*EXERCISE GOAL*:
Count the lines in the records below that contain the word "this", and reply with only that number.

★ ★ ★

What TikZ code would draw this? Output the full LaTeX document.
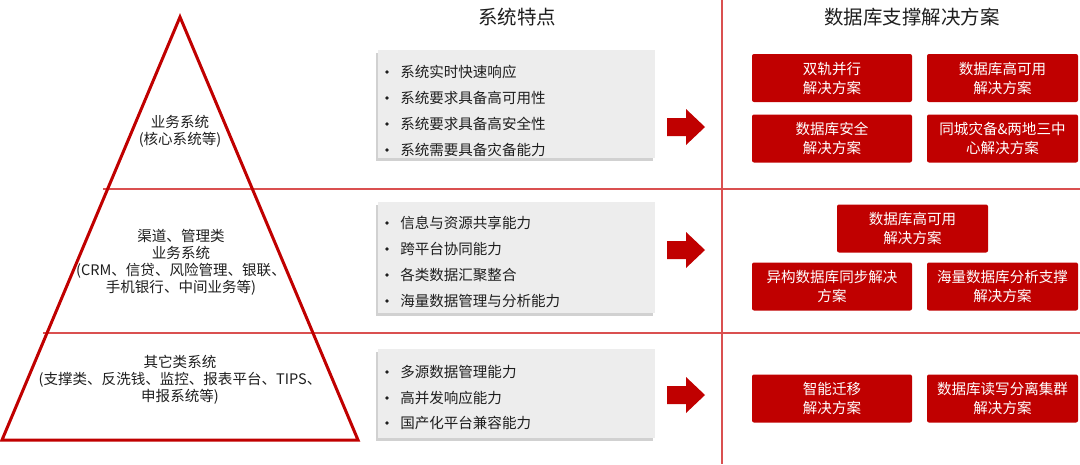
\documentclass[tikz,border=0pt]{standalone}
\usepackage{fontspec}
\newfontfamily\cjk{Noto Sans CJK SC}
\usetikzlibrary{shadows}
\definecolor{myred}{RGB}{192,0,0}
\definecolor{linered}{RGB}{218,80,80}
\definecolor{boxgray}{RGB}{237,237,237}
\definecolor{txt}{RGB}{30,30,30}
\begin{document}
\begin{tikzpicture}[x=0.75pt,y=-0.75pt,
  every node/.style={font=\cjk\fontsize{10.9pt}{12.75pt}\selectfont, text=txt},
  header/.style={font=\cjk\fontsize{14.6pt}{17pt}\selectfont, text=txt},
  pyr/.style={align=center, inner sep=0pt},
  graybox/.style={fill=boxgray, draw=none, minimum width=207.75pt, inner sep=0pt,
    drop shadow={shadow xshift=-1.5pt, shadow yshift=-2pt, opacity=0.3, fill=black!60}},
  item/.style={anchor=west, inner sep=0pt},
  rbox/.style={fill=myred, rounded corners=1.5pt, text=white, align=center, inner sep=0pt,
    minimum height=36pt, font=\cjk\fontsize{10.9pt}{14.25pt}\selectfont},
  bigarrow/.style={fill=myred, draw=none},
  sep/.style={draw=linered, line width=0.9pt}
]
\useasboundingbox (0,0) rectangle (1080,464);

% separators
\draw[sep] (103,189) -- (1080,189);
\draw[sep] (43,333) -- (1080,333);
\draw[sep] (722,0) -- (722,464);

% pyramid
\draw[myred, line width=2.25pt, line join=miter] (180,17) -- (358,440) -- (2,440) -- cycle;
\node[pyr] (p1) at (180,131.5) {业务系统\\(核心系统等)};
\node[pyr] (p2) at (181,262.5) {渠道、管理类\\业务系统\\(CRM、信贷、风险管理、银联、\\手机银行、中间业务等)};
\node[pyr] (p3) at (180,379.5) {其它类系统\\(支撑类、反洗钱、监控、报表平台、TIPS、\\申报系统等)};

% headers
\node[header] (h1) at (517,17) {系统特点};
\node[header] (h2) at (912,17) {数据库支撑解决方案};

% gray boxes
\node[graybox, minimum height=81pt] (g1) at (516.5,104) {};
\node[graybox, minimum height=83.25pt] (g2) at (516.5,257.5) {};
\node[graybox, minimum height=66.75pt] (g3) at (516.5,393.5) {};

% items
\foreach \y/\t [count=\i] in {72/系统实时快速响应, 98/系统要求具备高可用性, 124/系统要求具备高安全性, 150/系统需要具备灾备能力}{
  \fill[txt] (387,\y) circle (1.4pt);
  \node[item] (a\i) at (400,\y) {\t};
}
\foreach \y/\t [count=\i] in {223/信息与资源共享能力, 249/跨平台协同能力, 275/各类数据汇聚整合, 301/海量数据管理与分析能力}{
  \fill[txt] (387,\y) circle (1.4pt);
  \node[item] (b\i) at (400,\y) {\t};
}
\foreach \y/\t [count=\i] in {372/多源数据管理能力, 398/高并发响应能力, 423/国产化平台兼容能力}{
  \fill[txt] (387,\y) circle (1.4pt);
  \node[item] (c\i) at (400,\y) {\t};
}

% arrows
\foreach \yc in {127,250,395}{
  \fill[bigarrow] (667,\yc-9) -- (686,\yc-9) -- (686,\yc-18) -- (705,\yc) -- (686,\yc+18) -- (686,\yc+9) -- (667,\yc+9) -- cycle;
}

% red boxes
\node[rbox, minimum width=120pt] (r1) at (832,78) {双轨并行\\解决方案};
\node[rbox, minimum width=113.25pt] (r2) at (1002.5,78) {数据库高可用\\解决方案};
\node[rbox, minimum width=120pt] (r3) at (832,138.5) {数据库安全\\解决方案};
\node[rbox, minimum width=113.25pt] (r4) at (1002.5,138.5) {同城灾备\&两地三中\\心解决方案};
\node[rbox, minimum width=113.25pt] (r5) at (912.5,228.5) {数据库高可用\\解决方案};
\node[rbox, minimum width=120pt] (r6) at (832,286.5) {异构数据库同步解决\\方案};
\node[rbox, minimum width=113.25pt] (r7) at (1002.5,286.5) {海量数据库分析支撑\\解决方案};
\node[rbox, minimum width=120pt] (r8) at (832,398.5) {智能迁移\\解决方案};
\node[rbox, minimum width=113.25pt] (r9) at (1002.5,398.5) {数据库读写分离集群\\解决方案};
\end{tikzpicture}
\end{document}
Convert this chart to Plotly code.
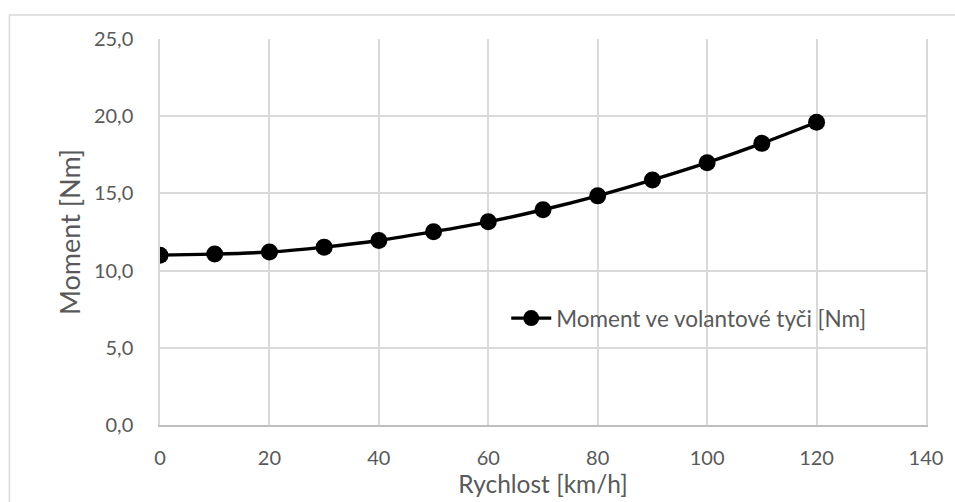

★ ★ ★

*ANSWER TO THE PROBLEM*:
2